**Data rows**:
◆ ◆ ◆ ◆

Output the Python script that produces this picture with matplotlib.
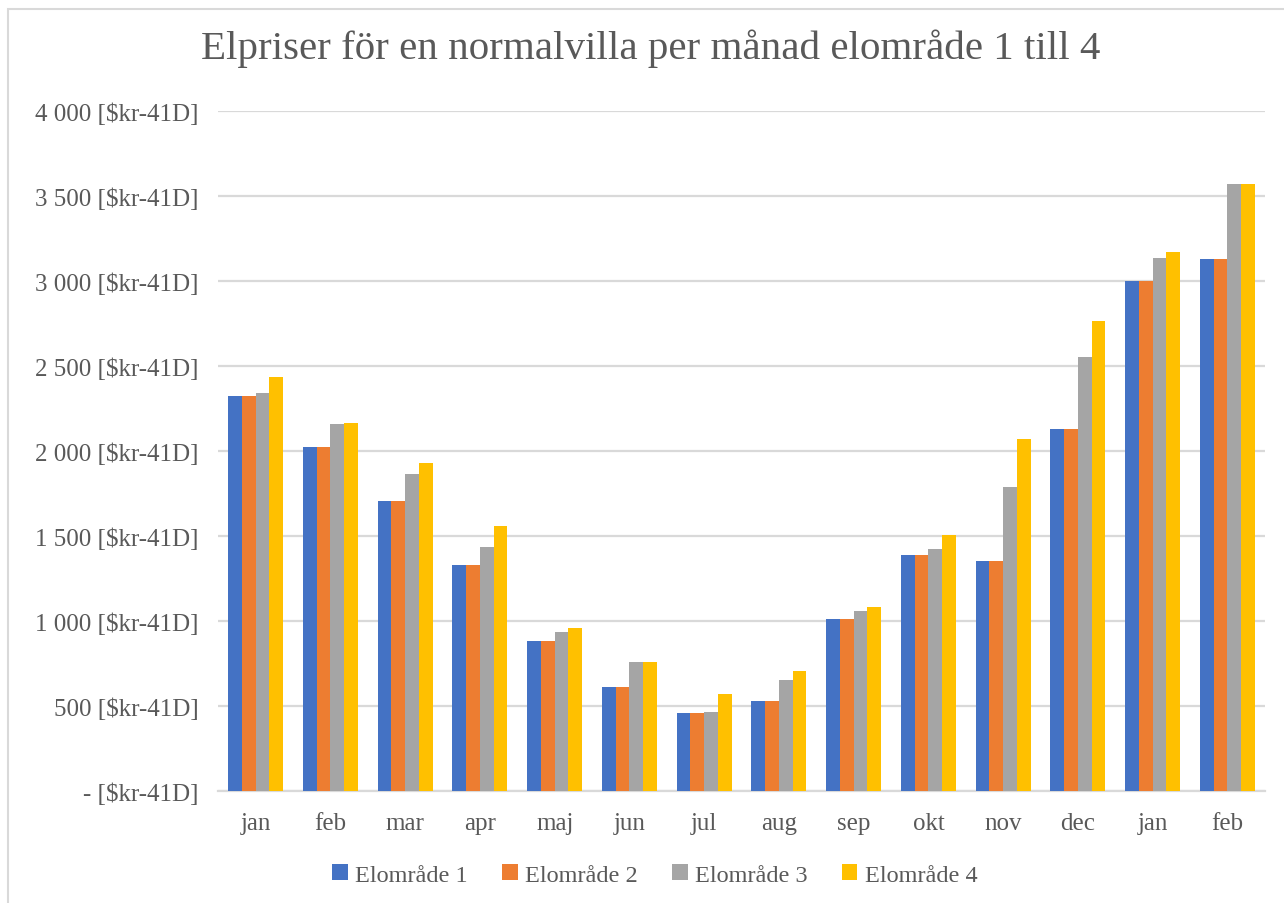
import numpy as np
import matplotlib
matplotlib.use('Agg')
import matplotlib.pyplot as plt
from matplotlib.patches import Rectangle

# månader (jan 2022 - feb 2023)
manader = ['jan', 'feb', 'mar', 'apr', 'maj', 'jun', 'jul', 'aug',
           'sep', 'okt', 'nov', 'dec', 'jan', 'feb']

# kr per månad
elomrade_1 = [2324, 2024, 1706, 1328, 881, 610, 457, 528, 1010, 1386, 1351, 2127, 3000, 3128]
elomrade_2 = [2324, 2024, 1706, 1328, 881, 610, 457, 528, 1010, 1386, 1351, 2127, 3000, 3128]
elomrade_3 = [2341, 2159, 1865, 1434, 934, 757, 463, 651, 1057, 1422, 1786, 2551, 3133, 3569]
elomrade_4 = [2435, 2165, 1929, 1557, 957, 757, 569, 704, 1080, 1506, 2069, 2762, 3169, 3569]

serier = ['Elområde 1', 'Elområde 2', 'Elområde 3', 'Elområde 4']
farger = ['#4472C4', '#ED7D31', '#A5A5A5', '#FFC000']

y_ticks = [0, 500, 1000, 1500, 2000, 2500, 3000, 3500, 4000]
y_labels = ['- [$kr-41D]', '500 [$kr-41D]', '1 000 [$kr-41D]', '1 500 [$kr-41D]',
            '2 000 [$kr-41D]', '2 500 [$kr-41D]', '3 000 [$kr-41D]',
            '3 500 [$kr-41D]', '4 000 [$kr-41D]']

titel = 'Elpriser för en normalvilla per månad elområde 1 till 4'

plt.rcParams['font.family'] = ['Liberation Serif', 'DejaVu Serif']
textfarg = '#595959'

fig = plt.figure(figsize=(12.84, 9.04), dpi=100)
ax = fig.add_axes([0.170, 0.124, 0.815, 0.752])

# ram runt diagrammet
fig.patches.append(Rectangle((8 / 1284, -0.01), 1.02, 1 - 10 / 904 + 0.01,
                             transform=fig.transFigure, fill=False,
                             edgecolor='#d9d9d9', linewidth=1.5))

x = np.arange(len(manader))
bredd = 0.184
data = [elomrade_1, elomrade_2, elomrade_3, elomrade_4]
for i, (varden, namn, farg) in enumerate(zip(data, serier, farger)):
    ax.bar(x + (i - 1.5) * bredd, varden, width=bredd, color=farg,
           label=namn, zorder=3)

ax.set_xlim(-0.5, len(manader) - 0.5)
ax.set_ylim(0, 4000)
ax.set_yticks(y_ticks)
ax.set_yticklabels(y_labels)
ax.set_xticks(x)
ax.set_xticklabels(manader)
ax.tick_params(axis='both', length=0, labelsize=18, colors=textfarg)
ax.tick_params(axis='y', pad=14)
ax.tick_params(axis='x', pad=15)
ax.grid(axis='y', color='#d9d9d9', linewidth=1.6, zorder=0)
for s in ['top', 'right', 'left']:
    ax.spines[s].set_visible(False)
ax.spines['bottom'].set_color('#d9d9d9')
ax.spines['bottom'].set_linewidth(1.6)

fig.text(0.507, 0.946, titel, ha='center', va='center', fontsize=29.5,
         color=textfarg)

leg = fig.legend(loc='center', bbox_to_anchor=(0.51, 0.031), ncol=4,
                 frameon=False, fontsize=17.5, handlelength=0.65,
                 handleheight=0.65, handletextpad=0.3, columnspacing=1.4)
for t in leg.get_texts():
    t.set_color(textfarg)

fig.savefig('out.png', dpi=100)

◆ ◆ ◆ ◆

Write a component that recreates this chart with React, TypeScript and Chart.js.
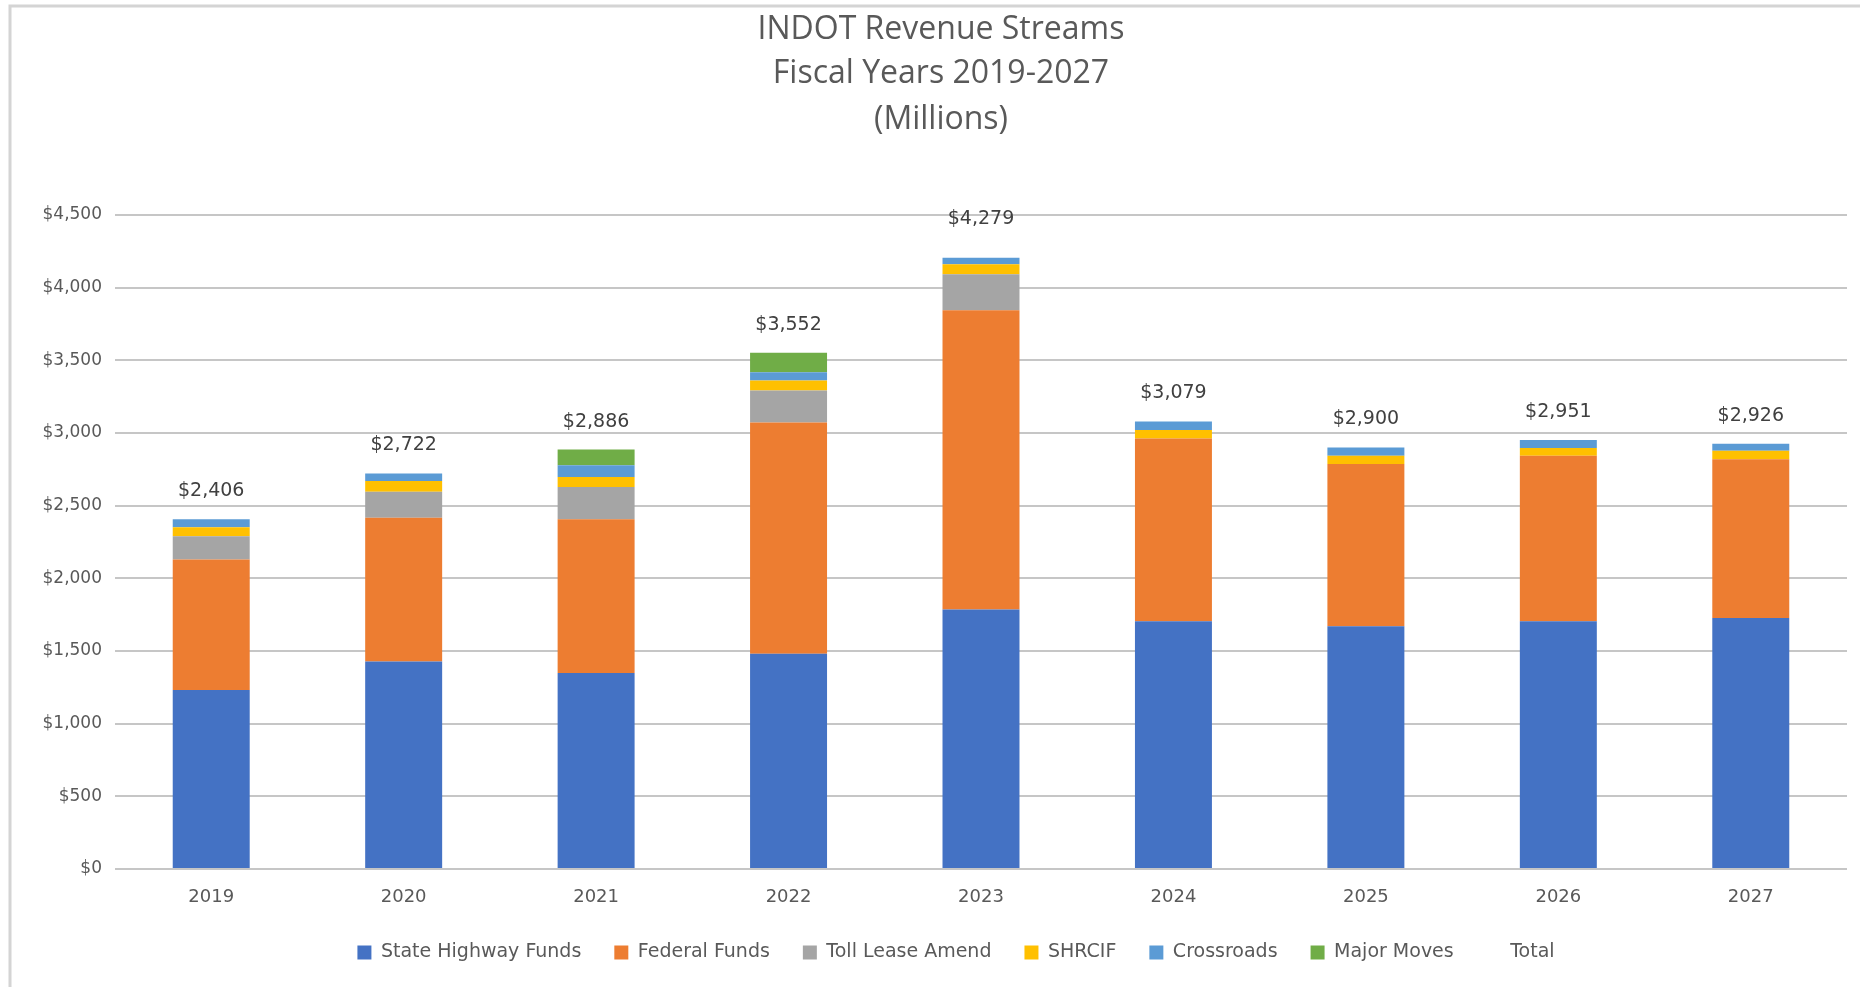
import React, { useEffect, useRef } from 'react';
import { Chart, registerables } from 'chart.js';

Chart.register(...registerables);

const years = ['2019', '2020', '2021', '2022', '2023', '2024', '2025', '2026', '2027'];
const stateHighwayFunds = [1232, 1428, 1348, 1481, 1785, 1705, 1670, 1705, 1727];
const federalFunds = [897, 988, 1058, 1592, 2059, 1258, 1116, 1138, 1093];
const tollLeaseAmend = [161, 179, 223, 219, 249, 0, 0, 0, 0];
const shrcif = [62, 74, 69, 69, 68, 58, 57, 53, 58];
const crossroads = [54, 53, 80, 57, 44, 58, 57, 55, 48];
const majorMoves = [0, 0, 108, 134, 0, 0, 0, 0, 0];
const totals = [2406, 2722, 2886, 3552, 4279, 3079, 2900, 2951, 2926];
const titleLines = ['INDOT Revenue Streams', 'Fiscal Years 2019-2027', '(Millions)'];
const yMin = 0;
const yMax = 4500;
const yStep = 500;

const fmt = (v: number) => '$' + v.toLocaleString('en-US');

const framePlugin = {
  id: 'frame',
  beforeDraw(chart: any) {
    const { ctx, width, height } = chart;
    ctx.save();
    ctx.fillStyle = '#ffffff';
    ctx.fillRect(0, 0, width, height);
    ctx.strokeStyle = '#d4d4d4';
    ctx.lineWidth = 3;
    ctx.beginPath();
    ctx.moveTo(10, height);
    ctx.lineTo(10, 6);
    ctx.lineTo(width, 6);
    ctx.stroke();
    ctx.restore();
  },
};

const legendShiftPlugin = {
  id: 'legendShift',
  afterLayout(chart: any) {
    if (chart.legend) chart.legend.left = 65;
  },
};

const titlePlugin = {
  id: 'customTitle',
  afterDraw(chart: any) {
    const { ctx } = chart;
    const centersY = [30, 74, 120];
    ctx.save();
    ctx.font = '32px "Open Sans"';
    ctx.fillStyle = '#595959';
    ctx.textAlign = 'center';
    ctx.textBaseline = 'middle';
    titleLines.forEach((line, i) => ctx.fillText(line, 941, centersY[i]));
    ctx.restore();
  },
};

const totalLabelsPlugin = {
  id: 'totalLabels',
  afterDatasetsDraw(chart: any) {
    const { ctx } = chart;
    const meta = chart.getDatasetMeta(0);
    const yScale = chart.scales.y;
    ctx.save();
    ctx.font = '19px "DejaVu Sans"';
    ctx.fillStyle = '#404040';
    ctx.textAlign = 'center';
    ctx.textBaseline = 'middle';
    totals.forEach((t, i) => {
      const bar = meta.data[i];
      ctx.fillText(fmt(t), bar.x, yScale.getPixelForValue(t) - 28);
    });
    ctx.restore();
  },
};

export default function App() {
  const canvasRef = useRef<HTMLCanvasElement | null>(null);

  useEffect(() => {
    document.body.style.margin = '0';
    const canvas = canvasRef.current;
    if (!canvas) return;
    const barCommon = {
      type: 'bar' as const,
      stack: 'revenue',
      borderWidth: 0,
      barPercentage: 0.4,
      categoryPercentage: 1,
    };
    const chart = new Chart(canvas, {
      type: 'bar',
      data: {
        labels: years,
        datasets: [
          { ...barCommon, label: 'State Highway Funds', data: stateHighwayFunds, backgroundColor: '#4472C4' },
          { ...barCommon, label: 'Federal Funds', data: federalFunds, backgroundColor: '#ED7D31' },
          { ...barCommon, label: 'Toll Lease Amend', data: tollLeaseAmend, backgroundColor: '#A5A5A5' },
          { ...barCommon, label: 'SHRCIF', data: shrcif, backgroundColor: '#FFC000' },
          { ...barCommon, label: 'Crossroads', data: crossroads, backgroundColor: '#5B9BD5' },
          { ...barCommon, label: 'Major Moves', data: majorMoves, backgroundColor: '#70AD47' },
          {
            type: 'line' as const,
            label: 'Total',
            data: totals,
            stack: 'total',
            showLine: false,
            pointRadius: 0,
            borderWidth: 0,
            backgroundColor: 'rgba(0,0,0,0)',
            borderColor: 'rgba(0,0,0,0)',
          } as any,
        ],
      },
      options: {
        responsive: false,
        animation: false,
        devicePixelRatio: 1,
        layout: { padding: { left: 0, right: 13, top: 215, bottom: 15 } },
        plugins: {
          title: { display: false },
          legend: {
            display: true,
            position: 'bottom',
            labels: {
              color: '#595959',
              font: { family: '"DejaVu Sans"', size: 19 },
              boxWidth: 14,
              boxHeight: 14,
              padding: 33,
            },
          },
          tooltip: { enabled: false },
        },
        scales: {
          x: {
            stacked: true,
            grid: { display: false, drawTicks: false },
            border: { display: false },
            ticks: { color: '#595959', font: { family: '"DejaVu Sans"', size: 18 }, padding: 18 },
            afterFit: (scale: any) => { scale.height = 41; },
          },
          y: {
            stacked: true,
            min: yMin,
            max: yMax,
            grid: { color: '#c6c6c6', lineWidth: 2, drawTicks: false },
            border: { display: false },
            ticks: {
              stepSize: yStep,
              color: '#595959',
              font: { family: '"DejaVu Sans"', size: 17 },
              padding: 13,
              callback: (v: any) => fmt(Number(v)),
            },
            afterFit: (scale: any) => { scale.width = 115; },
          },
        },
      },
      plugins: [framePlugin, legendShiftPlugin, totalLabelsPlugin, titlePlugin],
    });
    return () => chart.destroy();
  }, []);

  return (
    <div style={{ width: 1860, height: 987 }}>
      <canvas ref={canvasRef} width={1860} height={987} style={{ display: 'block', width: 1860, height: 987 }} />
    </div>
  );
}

◆ ◆ ◆ ◆

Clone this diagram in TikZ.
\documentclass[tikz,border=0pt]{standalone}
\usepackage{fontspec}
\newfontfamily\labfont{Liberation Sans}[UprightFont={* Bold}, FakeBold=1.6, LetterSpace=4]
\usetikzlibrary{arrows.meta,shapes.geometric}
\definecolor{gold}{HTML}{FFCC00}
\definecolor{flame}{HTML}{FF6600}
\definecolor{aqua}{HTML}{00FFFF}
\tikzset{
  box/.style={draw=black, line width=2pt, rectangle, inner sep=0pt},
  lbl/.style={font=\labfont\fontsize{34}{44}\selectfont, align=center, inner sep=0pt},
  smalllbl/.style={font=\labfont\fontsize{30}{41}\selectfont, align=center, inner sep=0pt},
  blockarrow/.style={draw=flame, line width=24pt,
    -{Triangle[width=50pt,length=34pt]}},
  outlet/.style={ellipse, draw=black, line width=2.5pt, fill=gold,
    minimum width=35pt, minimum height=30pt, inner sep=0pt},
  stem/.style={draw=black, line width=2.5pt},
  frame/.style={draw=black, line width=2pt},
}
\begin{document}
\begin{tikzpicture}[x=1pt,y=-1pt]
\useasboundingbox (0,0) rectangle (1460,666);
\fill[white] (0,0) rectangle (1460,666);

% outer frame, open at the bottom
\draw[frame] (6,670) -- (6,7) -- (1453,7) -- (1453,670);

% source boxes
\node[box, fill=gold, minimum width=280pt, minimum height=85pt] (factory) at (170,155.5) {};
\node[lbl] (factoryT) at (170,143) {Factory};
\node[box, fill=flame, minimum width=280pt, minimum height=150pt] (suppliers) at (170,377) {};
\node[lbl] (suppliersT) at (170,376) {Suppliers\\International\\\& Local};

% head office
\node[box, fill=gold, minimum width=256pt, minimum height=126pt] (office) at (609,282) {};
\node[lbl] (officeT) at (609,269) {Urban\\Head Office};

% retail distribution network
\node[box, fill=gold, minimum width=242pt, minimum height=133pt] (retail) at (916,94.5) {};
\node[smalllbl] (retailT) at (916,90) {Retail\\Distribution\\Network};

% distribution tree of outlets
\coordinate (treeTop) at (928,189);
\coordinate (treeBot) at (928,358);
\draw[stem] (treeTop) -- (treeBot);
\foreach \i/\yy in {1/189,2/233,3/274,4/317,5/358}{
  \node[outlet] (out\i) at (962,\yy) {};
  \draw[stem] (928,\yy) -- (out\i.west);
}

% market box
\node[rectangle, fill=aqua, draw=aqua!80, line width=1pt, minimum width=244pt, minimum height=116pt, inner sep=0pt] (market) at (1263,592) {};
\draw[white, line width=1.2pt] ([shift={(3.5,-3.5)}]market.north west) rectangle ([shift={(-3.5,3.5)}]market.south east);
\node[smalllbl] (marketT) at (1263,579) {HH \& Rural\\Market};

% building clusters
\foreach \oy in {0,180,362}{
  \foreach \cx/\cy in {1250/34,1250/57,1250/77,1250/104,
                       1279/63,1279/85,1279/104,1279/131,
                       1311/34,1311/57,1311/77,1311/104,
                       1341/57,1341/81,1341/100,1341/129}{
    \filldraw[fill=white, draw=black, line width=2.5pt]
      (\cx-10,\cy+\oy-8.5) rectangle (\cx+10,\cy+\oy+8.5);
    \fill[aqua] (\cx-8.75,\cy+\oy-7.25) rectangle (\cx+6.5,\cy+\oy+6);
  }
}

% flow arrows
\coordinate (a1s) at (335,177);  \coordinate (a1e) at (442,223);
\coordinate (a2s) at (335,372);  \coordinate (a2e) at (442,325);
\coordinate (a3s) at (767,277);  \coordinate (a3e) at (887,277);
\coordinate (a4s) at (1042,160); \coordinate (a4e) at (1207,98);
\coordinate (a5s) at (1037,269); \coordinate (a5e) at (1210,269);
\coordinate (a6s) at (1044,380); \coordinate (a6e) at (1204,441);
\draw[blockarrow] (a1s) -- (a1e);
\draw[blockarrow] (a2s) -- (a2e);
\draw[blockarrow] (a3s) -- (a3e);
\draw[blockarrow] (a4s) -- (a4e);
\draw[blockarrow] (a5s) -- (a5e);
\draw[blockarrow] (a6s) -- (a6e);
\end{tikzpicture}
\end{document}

◆ ◆ ◆ ◆

**Goal**:
Show each line in the entries that holds the string "with".

**Correct output**:
Output the Python script that produces this picture with matplotlib.
Write a component that recreates this chart with React, TypeScript and Chart.js.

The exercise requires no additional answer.